| Data in this exercise |
···

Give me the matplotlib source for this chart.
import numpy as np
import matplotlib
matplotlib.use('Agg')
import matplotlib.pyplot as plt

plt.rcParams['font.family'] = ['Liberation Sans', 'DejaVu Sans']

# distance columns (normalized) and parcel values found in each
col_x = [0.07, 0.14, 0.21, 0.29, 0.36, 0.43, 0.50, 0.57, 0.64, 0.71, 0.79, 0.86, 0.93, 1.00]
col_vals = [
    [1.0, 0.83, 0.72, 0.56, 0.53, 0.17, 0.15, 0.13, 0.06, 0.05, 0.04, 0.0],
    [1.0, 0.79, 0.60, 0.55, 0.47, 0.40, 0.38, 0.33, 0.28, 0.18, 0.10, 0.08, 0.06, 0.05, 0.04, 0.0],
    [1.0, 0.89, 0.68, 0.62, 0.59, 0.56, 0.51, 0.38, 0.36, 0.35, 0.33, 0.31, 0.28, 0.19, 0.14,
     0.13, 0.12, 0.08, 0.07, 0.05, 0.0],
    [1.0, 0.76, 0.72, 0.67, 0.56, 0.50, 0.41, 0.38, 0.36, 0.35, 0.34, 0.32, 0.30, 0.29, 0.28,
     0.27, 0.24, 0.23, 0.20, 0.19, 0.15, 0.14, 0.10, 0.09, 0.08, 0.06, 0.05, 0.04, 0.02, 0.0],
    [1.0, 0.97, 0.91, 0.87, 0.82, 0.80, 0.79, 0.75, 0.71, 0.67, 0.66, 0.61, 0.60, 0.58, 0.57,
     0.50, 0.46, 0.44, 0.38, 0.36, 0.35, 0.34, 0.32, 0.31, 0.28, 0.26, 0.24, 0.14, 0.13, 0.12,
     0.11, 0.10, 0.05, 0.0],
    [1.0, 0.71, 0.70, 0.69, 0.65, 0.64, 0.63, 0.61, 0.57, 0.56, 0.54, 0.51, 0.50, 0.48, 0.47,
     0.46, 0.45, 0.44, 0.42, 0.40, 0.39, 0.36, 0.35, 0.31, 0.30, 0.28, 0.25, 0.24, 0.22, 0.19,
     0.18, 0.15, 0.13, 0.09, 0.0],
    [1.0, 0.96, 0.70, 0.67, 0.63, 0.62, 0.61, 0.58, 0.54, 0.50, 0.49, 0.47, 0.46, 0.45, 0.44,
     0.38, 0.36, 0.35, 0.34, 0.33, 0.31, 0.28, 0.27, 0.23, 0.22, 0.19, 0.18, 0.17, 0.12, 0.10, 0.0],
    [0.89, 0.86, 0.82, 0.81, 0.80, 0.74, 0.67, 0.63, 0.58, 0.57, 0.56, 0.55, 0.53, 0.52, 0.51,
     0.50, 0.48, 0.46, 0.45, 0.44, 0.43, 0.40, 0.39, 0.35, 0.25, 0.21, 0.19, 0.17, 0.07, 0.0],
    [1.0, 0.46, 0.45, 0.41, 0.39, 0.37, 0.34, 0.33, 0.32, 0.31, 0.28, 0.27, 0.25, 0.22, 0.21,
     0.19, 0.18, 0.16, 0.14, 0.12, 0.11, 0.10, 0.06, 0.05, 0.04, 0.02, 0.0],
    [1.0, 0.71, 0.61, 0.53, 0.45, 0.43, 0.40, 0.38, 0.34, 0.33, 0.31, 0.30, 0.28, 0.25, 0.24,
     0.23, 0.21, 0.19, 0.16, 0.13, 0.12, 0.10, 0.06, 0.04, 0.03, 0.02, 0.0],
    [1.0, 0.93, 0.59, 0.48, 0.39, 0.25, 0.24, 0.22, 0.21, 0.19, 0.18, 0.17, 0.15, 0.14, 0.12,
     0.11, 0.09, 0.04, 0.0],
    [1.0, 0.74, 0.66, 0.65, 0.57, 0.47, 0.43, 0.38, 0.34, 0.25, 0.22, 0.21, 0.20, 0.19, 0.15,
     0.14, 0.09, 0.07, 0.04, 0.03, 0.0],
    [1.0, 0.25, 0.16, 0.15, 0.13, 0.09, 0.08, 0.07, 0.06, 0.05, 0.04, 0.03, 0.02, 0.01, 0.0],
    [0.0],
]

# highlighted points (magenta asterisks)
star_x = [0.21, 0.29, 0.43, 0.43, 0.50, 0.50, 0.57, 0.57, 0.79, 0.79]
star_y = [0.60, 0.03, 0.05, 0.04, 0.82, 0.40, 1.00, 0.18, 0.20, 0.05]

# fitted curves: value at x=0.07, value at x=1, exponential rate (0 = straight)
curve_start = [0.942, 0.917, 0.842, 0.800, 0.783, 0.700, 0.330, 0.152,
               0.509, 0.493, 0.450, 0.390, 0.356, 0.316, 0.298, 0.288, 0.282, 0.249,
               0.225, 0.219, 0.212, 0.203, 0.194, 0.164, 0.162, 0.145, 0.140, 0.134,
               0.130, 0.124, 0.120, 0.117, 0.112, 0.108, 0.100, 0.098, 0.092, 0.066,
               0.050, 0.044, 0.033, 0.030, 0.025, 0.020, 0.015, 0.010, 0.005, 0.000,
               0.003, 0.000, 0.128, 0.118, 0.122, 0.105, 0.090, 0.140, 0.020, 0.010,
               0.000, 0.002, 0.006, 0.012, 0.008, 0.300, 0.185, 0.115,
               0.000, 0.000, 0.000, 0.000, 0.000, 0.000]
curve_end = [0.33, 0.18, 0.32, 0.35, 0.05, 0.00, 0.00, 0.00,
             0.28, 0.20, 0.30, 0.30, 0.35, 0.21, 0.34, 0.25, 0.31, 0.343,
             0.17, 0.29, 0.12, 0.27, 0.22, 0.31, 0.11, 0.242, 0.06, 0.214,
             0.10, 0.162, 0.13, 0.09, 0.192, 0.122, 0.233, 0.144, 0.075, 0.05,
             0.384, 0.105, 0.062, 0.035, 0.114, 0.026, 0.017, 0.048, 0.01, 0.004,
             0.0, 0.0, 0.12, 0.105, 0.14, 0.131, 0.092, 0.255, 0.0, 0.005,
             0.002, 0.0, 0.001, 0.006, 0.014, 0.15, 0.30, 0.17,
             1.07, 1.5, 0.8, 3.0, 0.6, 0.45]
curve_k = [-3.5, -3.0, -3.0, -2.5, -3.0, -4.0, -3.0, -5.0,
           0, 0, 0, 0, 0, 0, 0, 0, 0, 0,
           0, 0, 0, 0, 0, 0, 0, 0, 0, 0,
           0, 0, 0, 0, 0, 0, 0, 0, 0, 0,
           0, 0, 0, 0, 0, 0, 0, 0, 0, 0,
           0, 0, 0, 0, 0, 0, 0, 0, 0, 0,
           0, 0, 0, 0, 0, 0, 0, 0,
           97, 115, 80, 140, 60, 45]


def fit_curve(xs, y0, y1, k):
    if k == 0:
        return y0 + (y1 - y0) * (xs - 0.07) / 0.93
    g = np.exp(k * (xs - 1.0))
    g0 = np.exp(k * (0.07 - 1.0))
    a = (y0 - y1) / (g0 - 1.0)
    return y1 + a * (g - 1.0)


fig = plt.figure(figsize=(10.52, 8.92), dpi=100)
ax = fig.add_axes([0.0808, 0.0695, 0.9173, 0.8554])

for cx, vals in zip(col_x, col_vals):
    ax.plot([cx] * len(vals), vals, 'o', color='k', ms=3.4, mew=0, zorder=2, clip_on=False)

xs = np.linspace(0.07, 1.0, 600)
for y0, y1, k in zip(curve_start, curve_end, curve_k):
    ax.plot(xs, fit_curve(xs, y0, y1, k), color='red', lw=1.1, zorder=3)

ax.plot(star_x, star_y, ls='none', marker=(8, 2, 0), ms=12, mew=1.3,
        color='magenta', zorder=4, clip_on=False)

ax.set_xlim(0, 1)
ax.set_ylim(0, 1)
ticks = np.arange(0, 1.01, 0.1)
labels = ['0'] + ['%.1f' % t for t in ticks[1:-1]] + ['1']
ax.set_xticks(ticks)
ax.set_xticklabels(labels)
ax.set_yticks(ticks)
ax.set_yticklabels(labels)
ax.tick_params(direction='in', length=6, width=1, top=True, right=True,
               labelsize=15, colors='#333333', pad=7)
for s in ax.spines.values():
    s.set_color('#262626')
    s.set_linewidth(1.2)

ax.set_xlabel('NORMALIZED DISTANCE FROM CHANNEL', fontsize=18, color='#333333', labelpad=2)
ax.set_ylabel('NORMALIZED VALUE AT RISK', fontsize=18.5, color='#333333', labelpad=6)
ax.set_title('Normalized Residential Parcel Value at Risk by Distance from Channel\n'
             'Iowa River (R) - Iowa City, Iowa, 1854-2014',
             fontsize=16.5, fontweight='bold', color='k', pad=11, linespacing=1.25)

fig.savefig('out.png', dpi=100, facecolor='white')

···

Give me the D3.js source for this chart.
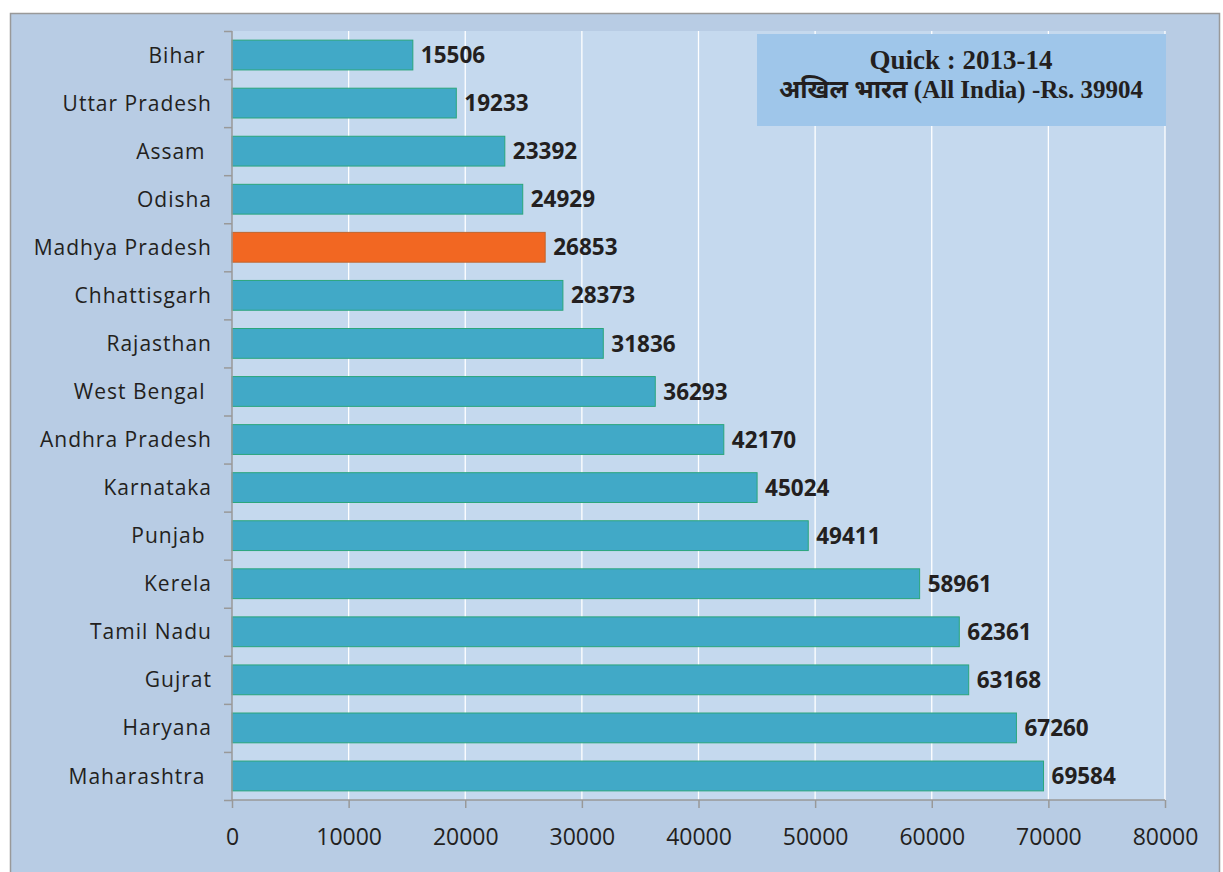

···

| Instructions for the task |
Filter the records, keeping only lines that contain "matplotlib", and show those lines.

| Full solution |
Give me the matplotlib source for this chart.
import matplotlib
matplotlib.use('Agg')
import matplotlib.pyplot as plt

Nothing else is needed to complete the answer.